Video Transcript
Given that line 𝑀𝑋 is parallel to
line 𝐾𝐷, which of the following has the same area as triangle 𝑁𝑀𝐾? (A) Triangle 𝐶𝑁𝐻, (B) triangle
𝐶𝑍𝐻, (C) triangle 𝐻𝑁𝑍, (D) quadrilateral 𝑍𝑂𝑋𝐻, or (E) quadrilateral
𝐻𝑁𝐾𝐶.
Let’s begin by highlighting the
shape we’re looking at. Triangle 𝑁𝑀𝐾 is highlighted
here. We’re looking for a shape that has
an equal area. So let’s recall how to find the
area of a triangle. For a triangle whose height is ℎ
units and base is 𝑏 units, the area of that triangle will be equal to one-half
times the base times the height. Recall that the base of a triangle
doesn’t necessarily need to be at the bottom. That just depends on its
orientation.
So here we can label the base as the
length of line segment 𝑀𝑁. The height is then the
perpendicular distance between line segment 𝑀𝑁 and the line that has point 𝐾 on
it. We’ve already been told that the
line passing through 𝑀𝑋 is parallel to the line passing through 𝐾𝐷. This means that the perpendicular
distance between the line 𝑀𝑋 and the line 𝐾𝐷 can be labeled as ℎ units. It doesn’t matter where on the line
we’re looking. This is really useful because we
now know that any triangle created here will have a height of ℎ units. The triangle 𝐶𝑍𝐻 would have a
perpendicular height of ℎ units, as would the height of the triangle 𝑋𝐷𝑂.
We’ve shown so far that triangles
𝑁𝑀𝐾, 𝐶𝑍𝐻, and 𝑋𝐷𝑂 have the same height, ℎ units. Looking closely, we see that the
bases of these triangles have been marked out with a dash mark. This means we can go further and
say that these three triangles have the same base, 𝑏 units. This means we’ve shown that the
area of these three triangles will be the same.
However, we need to go ahead and
consider the other two quadrilaterals that were listed here. 𝑍𝑂𝑋𝐻 I’ve highlighted here in
yellow and 𝐻𝑁𝐾𝐶 in green. These quadrilaterals have one pair
of parallel sides, which means they’re trapezoids. The area of a trapezoid is equal to
one-half base one plus base two times the height. While these trapezoids do share the
same height as the triangles we’ve already mentioned, that’s the perpendicular
distance between the lines 𝑀𝑋 and 𝐾𝐷, in order for one of these trapezoids to
have the same area as triangle 𝑁𝑀𝐾, we would have to be able to prove that the
two parallel bases are equal in length to the base 𝑀𝑁. And there’s nothing on this diagram
that gives us enough information or to indicate that this would be the case.
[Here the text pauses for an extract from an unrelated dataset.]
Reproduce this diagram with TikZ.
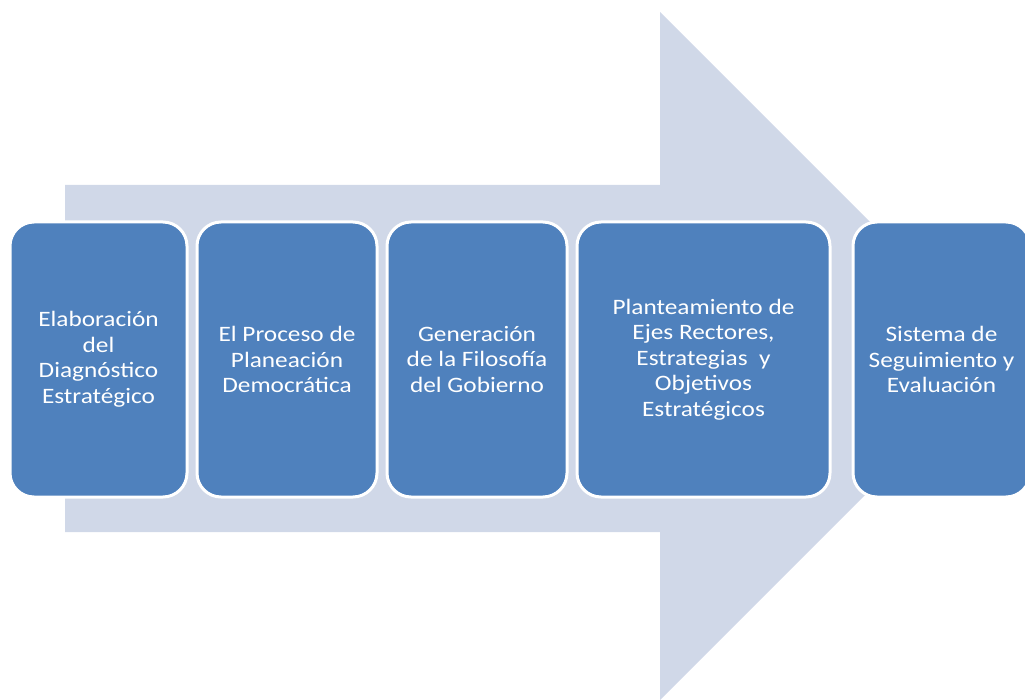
\documentclass[tikz,border=0pt]{standalone}
\usepackage{fontspec}
\setmainfont{Carlito}[FakeStretch=1.15]
\definecolor{arrowfill}{HTML}{D0D8E8}
\definecolor{stagefill}{HTML}{4F81BD}
\tikzset{
  stage/.style = {draw = white, line width = 3pt, fill = stagefill, rounded corners = 24pt,
    text = white, align = center, minimum height = 275pt, inner sep = 0pt,
    font = \fontsize{22}{25.5}\selectfont}
}
\begin{document}
\begin{tikzpicture}[x = 1pt, y = -1pt]
      \useasboundingbox (0,0) rectangle (1025,700);
      \clip (0,0) rectangle (1025,700);
      \fill [arrowfill] (65,185) -- (660,185) -- (660,12) -- (1004,356) -- (660,700) -- (660,532) -- (65,532) -- cycle;
      \node [stage, minimum width = 177pt] (diag) at (98.5,359.5) {Elaboración\\del\\Diagnóstico\\Estratégico};
      \node [stage, minimum width = 180pt] (proc) at (287,359.5) {El Proceso de\\Planeación\\Democrática};
      \node [stage, minimum width = 180pt] (filo) at (477,359.5) {Generación\\de la Filosofía\\del Gobierno};
      \node [stage, minimum width = 253pt] (ejes) at (703.5,359.5) {Planteamiento de\\Ejes Rectores,\\Estrategias~ y\\Objetivos\\Estratégicos};
      \node [stage, minimum width = 177pt] (segu) at (941.5,359.5) {Sistema de\\Seguimiento y\\Evaluación};
      \end{tikzpicture}
\end{document}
What we can be certain of is that
the area of triangle 𝑁𝑀𝐾 is equal to the other two triangles we’ve
considered. This is option (B) triangle
𝐶𝑍𝐻. With regard to the other two
triangles in this list, triangle 𝐶𝑁𝐻 and triangle 𝐻𝑁𝐶, it is true that these
two triangles would have the same height as our three triangles we’ve already
considered. However, we have no information
about the bases of these triangles. And therefore, we cannot claim that
they have the same area as triangle 𝑁𝑀𝐾. From this list, the only triangle
that certainly has the same area as triangle 𝑁𝑀𝐾 is triangle 𝐶𝑍𝐻.